### STATED PROBLEM
Reproduce all entries precisely, down to the last character.

════

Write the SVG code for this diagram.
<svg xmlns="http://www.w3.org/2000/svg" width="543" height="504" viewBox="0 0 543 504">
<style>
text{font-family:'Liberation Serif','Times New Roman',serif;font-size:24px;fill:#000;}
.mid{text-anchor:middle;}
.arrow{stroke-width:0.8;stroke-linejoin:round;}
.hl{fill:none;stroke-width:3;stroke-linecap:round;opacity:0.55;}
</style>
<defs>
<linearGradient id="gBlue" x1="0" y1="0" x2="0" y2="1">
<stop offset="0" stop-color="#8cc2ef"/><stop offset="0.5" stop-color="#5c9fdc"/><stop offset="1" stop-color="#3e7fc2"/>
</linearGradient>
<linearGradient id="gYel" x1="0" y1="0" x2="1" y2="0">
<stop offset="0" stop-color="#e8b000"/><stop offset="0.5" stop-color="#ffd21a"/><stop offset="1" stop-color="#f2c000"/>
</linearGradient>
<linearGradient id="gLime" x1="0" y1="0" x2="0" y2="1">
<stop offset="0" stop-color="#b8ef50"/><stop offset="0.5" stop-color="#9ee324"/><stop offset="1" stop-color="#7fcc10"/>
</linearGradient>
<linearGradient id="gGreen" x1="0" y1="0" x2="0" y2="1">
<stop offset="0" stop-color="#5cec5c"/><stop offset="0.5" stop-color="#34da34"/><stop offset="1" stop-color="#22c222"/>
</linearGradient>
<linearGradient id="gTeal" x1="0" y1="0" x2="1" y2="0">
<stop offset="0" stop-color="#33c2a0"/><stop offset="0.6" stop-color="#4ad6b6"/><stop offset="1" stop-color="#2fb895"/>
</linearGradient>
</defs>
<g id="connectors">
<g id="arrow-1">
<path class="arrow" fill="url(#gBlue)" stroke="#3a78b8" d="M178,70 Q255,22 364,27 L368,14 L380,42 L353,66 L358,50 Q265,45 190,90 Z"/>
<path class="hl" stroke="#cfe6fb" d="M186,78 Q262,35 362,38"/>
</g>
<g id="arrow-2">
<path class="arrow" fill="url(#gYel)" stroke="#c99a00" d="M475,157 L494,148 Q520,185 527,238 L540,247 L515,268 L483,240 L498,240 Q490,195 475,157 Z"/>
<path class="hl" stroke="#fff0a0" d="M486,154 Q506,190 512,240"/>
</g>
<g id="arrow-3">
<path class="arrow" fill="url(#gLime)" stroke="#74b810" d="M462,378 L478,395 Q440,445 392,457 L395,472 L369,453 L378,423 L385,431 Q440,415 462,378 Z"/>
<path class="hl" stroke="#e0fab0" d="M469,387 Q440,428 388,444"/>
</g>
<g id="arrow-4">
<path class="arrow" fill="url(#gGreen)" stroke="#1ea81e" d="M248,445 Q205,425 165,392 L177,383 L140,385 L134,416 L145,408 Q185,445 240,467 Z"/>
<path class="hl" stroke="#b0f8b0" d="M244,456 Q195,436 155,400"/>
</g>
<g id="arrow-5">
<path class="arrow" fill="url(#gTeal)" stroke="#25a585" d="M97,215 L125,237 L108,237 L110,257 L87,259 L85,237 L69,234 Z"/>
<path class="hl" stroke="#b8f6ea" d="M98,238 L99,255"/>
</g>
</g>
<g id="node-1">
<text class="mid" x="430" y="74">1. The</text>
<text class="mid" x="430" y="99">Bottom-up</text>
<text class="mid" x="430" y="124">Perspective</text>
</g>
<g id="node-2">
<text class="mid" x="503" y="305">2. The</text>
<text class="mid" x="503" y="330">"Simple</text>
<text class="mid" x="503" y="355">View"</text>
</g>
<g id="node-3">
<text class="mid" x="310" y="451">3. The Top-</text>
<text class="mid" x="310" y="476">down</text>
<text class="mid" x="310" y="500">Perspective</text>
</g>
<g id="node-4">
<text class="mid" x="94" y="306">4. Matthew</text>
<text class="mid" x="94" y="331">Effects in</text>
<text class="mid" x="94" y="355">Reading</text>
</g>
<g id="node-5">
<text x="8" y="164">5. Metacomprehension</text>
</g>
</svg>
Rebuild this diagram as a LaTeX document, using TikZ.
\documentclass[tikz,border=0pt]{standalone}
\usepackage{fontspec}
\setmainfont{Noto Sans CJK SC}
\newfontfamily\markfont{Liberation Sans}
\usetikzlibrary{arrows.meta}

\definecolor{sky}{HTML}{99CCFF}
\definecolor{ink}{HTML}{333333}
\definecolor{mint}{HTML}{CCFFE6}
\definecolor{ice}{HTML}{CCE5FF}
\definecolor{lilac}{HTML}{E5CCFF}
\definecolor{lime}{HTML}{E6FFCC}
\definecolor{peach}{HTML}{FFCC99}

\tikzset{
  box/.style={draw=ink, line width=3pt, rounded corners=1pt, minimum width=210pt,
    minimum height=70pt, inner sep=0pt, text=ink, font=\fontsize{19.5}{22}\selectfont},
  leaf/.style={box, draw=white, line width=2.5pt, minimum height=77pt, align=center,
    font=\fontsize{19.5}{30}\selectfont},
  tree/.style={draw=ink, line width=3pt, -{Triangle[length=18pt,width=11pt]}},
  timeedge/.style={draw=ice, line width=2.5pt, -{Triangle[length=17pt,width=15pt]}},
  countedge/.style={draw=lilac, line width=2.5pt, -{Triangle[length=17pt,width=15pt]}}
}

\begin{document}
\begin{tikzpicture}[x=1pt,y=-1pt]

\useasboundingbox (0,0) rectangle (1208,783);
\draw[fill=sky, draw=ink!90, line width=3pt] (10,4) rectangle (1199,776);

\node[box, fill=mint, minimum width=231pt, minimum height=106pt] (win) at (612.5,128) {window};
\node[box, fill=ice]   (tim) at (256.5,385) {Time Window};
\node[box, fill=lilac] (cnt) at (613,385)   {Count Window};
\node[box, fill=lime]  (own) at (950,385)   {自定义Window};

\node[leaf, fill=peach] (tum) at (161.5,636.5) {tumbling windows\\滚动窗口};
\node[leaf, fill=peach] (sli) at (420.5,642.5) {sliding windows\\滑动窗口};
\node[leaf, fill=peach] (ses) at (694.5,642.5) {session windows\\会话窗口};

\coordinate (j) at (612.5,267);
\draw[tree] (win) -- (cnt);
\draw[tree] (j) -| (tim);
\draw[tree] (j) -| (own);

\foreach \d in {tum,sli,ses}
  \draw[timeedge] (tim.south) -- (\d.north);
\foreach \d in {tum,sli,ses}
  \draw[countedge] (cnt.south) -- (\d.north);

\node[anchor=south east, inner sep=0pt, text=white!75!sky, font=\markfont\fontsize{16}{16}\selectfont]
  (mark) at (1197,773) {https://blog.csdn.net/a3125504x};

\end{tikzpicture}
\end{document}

════

### EXERCISE OUTPUT
Write the SVG code for this diagram.
<svg xmlns="http://www.w3.org/2000/svg" width="543" height="504" viewBox="0 0 543 504">
<style>
text{font-family:'Liberation Serif','Times New Roman',serif;font-size:24px;fill:#000;}
.mid{text-anchor:middle;}
.arrow{stroke-width:0.8;stroke-linejoin:round;}
.hl{fill:none;stroke-width:3;stroke-linecap:round;opacity:0.55;}
</style>
<defs>
<linearGradient id="gBlue" x1="0" y1="0" x2="0" y2="1">
<stop offset="0" stop-color="#8cc2ef"/><stop offset="0.5" stop-color="#5c9fdc"/><stop offset="1" stop-color="#3e7fc2"/>
</linearGradient>
<linearGradient id="gYel" x1="0" y1="0" x2="1" y2="0">
<stop offset="0" stop-color="#e8b000"/><stop offset="0.5" stop-color="#ffd21a"/><stop offset="1" stop-color="#f2c000"/>
</linearGradient>
<linearGradient id="gLime" x1="0" y1="0" x2="0" y2="1">
<stop offset="0" stop-color="#b8ef50"/><stop offset="0.5" stop-color="#9ee324"/><stop offset="1" stop-color="#7fcc10"/>
</linearGradient>
<linearGradient id="gGreen" x1="0" y1="0" x2="0" y2="1">
<stop offset="0" stop-color="#5cec5c"/><stop offset="0.5" stop-color="#34da34"/><stop offset="1" stop-color="#22c222"/>
</linearGradient>
<linearGradient id="gTeal" x1="0" y1="0" x2="1" y2="0">
<stop offset="0" stop-color="#33c2a0"/><stop offset="0.6" stop-color="#4ad6b6"/><stop offset="1" stop-color="#2fb895"/>
</linearGradient>
</defs>
<g id="connectors">
<g id="arrow-1">
<path class="arrow" fill="url(#gBlue)" stroke="#3a78b8" d="M178,70 Q255,22 364,27 L368,14 L380,42 L353,66 L358,50 Q265,45 190,90 Z"/>
<path class="hl" stroke="#cfe6fb" d="M186,78 Q262,35 362,38"/>
</g>
<g id="arrow-2">
<path class="arrow" fill="url(#gYel)" stroke="#c99a00" d="M475,157 L494,148 Q520,185 527,238 L540,247 L515,268 L483,240 L498,240 Q490,195 475,157 Z"/>
<path class="hl" stroke="#fff0a0" d="M486,154 Q506,190 512,240"/>
</g>
<g id="arrow-3">
<path class="arrow" fill="url(#gLime)" stroke="#74b810" d="M462,378 L478,395 Q440,445 392,457 L395,472 L369,453 L378,423 L385,431 Q440,415 462,378 Z"/>
<path class="hl" stroke="#e0fab0" d="M469,387 Q440,428 388,444"/>
</g>
<g id="arrow-4">
<path class="arrow" fill="url(#gGreen)" stroke="#1ea81e" d="M248,445 Q205,425 165,392 L177,383 L140,385 L134,416 L145,408 Q185,445 240,467 Z"/>
<path class="hl" stroke="#b0f8b0" d="M244,456 Q195,436 155,400"/>
</g>
<g id="arrow-5">
<path class="arrow" fill="url(#gTeal)" stroke="#25a585" d="M97,215 L125,237 L108,237 L110,257 L87,259 L85,237 L69,234 Z"/>
<path class="hl" stroke="#b8f6ea" d="M98,238 L99,255"/>
</g>
</g>
<g id="node-1">
<text class="mid" x="430" y="74">1. The</text>
<text class="mid" x="430" y="99">Bottom-up</text>
<text class="mid" x="430" y="124">Perspective</text>
</g>
<g id="node-2">
<text class="mid" x="503" y="305">2. The</text>
<text class="mid" x="503" y="330">"Simple</text>
<text class="mid" x="503" y="355">View"</text>
</g>
<g id="node-3">
<text class="mid" x="310" y="451">3. The Top-</text>
<text class="mid" x="310" y="476">down</text>
<text class="mid" x="310" y="500">Perspective</text>
</g>
<g id="node-4">
<text class="mid" x="94" y="306">4. Matthew</text>
<text class="mid" x="94" y="331">Effects in</text>
<text class="mid" x="94" y="355">Reading</text>
</g>
<g id="node-5">
<text x="8" y="164">5. Metacomprehension</text>
</g>
</svg>
Rebuild this diagram as a LaTeX document, using TikZ.
\documentclass[tikz,border=0pt]{standalone}
\usepackage{fontspec}
\setmainfont{Noto Sans CJK SC}
\newfontfamily\markfont{Liberation Sans}
\usetikzlibrary{arrows.meta}

\definecolor{sky}{HTML}{99CCFF}
\definecolor{ink}{HTML}{333333}
\definecolor{mint}{HTML}{CCFFE6}
\definecolor{ice}{HTML}{CCE5FF}
\definecolor{lilac}{HTML}{E5CCFF}
\definecolor{lime}{HTML}{E6FFCC}
\definecolor{peach}{HTML}{FFCC99}

\tikzset{
  box/.style={draw=ink, line width=3pt, rounded corners=1pt, minimum width=210pt,
    minimum height=70pt, inner sep=0pt, text=ink, font=\fontsize{19.5}{22}\selectfont},
  leaf/.style={box, draw=white, line width=2.5pt, minimum height=77pt, align=center,
    font=\fontsize{19.5}{30}\selectfont},
  tree/.style={draw=ink, line width=3pt, -{Triangle[length=18pt,width=11pt]}},
  timeedge/.style={draw=ice, line width=2.5pt, -{Triangle[length=17pt,width=15pt]}},
  countedge/.style={draw=lilac, line width=2.5pt, -{Triangle[length=17pt,width=15pt]}}
}

\begin{document}
\begin{tikzpicture}[x=1pt,y=-1pt]

\useasboundingbox (0,0) rectangle (1208,783);
\draw[fill=sky, draw=ink!90, line width=3pt] (10,4) rectangle (1199,776);

\node[box, fill=mint, minimum width=231pt, minimum height=106pt] (win) at (612.5,128) {window};
\node[box, fill=ice]   (tim) at (256.5,385) {Time Window};
\node[box, fill=lilac] (cnt) at (613,385)   {Count Window};
\node[box, fill=lime]  (own) at (950,385)   {自定义Window};

\node[leaf, fill=peach] (tum) at (161.5,636.5) {tumbling windows\\滚动窗口};
\node[leaf, fill=peach] (sli) at (420.5,642.5) {sliding windows\\滑动窗口};
\node[leaf, fill=peach] (ses) at (694.5,642.5) {session windows\\会话窗口};

\coordinate (j) at (612.5,267);
\draw[tree] (win) -- (cnt);
\draw[tree] (j) -| (tim);
\draw[tree] (j) -| (own);

\foreach \d in {tum,sli,ses}
  \draw[timeedge] (tim.south) -- (\d.north);
\foreach \d in {tum,sli,ses}
  \draw[countedge] (cnt.south) -- (\d.north);

\node[anchor=south east, inner sep=0pt, text=white!75!sky, font=\markfont\fontsize{16}{16}\selectfont]
  (mark) at (1197,773) {https://blog.csdn.net/a3125504x};

\end{tikzpicture}
\end{document}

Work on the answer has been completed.